Reproduce exactly, and nothing else, the lines from the one that contains "Clone this chart in seaborn and matplotlib." through the one that contains "import pandas as pd". Leave the pictures out.

Stored data
• • • • •
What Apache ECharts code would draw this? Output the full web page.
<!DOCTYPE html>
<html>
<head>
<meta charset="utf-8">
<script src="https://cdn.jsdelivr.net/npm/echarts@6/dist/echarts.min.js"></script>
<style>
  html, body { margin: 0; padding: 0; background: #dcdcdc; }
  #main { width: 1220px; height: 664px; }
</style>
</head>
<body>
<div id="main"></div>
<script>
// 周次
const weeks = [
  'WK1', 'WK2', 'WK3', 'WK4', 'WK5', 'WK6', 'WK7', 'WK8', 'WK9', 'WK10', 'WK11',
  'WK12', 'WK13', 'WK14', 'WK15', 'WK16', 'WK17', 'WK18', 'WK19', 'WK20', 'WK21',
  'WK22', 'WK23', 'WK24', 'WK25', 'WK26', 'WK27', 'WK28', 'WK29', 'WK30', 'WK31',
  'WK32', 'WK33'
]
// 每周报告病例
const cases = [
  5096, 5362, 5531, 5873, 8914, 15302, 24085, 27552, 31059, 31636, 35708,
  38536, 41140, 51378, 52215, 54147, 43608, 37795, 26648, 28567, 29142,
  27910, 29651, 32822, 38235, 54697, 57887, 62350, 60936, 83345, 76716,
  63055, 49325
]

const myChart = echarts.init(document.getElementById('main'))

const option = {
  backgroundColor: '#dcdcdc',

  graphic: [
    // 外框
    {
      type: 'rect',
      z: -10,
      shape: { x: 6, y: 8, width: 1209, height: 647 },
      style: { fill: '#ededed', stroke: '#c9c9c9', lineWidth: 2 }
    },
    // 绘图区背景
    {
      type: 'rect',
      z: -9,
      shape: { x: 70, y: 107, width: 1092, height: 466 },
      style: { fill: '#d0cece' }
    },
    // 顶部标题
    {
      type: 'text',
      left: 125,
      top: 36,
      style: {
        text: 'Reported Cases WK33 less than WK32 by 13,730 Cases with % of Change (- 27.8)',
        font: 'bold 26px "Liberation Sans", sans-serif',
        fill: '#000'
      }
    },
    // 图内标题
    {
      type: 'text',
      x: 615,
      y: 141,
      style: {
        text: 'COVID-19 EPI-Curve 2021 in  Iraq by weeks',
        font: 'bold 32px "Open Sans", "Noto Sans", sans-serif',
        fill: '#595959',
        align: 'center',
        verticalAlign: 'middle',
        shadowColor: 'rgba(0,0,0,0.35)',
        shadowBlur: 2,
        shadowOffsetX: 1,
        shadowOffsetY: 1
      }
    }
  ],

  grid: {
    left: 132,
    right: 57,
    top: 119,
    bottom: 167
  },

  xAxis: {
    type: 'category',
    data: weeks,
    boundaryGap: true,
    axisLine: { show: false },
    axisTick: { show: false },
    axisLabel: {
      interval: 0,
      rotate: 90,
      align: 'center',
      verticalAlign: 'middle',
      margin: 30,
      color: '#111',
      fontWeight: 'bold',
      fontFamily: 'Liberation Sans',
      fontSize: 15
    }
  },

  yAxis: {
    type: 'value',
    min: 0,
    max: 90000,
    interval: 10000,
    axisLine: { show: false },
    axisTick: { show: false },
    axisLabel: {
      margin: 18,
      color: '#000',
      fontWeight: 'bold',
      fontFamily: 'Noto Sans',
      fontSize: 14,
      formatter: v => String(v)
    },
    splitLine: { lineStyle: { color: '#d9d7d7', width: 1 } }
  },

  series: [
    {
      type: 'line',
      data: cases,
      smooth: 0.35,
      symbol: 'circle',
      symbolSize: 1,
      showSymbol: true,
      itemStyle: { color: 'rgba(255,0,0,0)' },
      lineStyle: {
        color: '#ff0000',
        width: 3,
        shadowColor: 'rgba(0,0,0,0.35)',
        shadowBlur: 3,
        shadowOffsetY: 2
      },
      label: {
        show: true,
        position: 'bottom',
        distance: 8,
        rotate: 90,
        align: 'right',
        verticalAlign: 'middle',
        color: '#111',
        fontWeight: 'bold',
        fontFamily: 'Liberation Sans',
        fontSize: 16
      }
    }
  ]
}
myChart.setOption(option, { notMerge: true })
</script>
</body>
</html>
• • • • •
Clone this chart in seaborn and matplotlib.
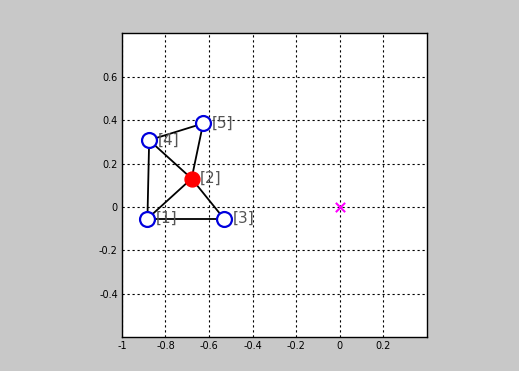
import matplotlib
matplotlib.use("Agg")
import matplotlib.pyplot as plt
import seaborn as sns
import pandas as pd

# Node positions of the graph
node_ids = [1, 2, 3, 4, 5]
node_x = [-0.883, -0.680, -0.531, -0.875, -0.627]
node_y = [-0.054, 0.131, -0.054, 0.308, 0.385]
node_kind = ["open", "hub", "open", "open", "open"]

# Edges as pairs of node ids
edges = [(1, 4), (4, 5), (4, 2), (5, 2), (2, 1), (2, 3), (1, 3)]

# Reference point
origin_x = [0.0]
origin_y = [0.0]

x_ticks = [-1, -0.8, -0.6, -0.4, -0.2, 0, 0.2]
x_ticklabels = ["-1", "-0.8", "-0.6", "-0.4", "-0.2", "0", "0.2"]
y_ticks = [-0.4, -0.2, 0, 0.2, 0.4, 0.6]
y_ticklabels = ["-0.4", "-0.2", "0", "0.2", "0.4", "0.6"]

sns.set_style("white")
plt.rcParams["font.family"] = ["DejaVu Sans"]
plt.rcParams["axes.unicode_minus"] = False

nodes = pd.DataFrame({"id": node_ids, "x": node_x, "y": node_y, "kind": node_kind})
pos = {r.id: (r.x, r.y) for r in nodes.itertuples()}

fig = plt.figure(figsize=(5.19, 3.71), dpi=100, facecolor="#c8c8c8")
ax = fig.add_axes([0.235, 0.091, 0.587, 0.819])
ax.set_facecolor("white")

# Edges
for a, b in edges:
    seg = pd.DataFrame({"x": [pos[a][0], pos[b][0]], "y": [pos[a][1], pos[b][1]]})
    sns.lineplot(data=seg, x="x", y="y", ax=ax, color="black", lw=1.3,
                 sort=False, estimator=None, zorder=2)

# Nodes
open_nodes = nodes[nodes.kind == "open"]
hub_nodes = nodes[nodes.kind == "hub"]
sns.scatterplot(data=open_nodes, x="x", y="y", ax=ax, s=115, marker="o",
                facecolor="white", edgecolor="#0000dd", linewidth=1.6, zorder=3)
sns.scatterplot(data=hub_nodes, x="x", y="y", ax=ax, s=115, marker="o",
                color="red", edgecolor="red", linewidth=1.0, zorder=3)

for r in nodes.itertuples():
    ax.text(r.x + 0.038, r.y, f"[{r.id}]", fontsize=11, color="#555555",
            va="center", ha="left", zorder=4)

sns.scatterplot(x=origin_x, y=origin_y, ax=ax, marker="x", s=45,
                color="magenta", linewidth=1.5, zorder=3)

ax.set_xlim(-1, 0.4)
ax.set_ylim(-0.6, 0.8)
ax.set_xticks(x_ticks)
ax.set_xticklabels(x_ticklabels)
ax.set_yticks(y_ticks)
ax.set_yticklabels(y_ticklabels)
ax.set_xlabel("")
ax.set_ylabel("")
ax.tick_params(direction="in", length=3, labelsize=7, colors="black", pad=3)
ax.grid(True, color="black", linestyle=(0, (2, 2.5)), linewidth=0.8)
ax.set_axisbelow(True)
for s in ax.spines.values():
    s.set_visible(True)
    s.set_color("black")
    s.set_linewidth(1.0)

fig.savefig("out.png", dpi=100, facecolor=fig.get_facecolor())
• • • • •
Completed task =>
Clone this chart in seaborn and matplotlib.
import matplotlib
matplotlib.use("Agg")
import matplotlib.pyplot as plt
import seaborn as sns
import pandas as pd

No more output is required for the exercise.